Source material =>
^^^^^^^^^^^^^^^^
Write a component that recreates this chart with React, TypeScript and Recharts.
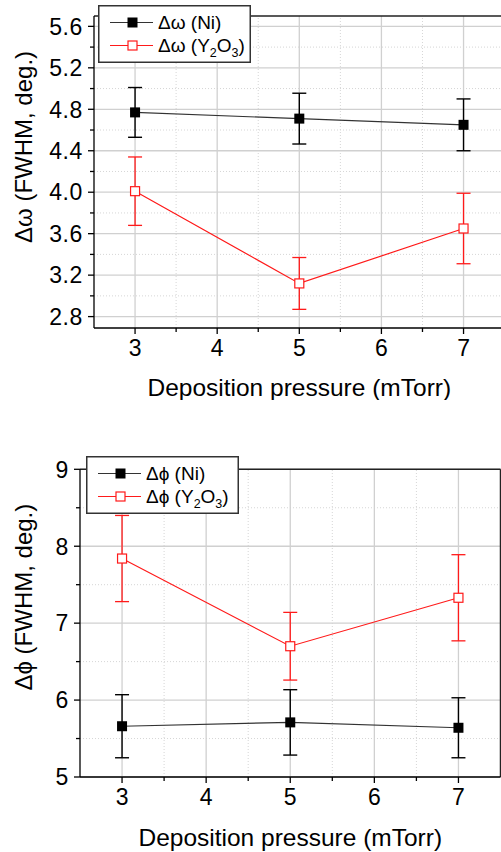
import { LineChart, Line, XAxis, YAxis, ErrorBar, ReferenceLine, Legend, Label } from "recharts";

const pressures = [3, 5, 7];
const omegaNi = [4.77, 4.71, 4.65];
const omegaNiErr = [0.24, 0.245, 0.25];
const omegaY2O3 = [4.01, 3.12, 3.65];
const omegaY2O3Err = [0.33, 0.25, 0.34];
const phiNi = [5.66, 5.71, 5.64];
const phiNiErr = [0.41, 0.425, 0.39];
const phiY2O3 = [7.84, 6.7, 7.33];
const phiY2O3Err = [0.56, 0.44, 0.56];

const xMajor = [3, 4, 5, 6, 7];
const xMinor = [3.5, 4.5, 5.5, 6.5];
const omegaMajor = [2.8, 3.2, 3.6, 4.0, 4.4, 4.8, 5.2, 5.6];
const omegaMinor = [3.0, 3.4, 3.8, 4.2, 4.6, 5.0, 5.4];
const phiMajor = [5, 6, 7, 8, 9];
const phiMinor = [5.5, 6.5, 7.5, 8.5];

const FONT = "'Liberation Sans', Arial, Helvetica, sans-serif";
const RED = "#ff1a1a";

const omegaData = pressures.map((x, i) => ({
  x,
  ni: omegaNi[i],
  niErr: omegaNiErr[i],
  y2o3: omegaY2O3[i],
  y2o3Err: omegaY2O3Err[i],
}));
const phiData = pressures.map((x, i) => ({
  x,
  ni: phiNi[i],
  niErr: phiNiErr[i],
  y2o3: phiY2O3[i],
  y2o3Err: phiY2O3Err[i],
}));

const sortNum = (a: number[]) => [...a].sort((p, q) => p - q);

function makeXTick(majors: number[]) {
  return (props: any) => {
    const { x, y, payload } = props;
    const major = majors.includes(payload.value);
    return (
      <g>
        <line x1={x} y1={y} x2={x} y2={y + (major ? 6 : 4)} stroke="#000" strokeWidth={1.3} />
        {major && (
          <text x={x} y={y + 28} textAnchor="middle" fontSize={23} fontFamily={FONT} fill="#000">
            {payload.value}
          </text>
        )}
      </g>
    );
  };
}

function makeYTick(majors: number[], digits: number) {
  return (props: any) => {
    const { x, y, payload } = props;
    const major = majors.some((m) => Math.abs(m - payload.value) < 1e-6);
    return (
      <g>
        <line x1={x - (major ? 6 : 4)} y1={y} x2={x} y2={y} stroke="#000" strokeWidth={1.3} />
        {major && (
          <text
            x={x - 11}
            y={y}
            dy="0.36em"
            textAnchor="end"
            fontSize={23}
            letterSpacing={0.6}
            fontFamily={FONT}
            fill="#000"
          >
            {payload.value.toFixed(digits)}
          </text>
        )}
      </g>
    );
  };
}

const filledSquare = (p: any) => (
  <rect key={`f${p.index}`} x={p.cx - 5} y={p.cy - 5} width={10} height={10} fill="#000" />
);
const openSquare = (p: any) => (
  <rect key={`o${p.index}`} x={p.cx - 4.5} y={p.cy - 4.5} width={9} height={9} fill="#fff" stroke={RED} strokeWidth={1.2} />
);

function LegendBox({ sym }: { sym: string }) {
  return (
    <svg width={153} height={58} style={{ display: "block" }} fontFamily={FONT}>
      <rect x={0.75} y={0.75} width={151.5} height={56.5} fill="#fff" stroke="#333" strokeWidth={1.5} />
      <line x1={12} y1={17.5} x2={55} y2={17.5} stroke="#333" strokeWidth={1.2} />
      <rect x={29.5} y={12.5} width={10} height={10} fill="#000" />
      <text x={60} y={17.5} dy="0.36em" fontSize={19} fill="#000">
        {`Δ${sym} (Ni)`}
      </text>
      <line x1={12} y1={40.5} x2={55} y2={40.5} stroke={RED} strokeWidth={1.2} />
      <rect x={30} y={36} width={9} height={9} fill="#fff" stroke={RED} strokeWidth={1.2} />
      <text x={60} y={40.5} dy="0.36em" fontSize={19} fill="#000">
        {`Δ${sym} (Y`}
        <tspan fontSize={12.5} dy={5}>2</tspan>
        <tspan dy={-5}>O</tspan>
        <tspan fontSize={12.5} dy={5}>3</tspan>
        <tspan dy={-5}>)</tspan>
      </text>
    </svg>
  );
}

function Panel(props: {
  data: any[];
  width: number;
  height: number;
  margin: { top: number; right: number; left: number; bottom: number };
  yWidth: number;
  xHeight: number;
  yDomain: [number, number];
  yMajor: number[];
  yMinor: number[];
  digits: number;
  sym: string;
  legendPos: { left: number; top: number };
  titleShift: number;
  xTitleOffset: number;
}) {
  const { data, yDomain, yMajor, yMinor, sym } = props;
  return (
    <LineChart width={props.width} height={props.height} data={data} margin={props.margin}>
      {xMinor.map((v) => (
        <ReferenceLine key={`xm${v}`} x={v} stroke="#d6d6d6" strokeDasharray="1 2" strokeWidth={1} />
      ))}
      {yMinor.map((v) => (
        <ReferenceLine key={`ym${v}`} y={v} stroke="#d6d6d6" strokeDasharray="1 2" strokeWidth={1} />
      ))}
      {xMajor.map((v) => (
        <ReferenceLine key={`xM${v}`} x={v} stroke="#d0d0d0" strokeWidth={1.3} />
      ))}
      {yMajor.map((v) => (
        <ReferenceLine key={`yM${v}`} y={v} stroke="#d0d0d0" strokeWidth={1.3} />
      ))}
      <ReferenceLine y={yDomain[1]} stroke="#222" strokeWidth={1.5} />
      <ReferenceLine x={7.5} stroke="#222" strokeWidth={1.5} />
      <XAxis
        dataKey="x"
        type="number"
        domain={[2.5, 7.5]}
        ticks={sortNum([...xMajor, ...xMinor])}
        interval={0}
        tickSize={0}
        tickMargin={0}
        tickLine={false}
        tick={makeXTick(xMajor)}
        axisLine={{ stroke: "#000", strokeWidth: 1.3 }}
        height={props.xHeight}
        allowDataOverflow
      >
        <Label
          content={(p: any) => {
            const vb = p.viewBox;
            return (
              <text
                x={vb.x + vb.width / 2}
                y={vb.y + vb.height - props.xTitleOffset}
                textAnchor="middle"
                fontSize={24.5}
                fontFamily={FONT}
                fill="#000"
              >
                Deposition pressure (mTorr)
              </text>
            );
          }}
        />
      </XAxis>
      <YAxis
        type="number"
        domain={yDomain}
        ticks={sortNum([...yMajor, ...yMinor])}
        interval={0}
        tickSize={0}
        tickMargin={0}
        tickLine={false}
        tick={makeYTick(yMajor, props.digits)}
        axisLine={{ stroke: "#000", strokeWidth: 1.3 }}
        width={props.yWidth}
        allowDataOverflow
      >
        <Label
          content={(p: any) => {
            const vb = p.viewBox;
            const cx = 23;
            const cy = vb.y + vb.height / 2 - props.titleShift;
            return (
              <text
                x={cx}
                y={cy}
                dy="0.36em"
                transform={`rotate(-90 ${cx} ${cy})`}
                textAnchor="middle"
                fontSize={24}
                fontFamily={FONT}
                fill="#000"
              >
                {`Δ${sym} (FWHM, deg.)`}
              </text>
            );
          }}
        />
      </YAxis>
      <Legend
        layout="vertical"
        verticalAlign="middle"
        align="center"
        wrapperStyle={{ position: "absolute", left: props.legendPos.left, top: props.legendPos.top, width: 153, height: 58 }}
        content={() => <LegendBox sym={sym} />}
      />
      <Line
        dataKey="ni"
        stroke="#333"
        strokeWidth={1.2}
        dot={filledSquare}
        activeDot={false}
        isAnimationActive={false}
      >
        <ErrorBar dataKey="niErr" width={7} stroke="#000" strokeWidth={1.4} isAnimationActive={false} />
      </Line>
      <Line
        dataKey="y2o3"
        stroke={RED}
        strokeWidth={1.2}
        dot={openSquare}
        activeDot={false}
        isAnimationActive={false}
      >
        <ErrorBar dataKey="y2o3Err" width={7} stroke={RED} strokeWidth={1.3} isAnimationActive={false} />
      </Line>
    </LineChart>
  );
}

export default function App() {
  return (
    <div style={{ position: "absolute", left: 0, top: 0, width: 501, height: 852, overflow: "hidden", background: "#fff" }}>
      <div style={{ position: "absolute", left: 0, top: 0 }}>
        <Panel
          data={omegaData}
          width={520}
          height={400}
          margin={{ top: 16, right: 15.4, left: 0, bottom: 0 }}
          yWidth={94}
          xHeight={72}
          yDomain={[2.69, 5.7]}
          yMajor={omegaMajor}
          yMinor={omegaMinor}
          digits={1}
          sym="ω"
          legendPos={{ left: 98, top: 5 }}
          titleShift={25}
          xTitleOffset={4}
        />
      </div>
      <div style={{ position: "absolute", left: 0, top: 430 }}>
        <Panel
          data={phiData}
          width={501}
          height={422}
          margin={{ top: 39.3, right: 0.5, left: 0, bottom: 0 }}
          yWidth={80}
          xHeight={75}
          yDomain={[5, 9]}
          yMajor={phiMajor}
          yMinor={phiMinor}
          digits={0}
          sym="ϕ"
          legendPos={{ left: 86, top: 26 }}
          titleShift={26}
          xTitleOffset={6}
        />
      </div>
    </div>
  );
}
^^^^^^^^^^^^^^^^
Given problem => Repeat the lines above, starting at the first and stopping after the line that holds "ReferenceLine, Legend, Label", with the pictures left out.

Output for this exercise =>
Write a component that recreates this chart with React, TypeScript and Recharts.
import { LineChart, Line, XAxis, YAxis, ErrorBar, ReferenceLine, Legend, Label } from "recharts";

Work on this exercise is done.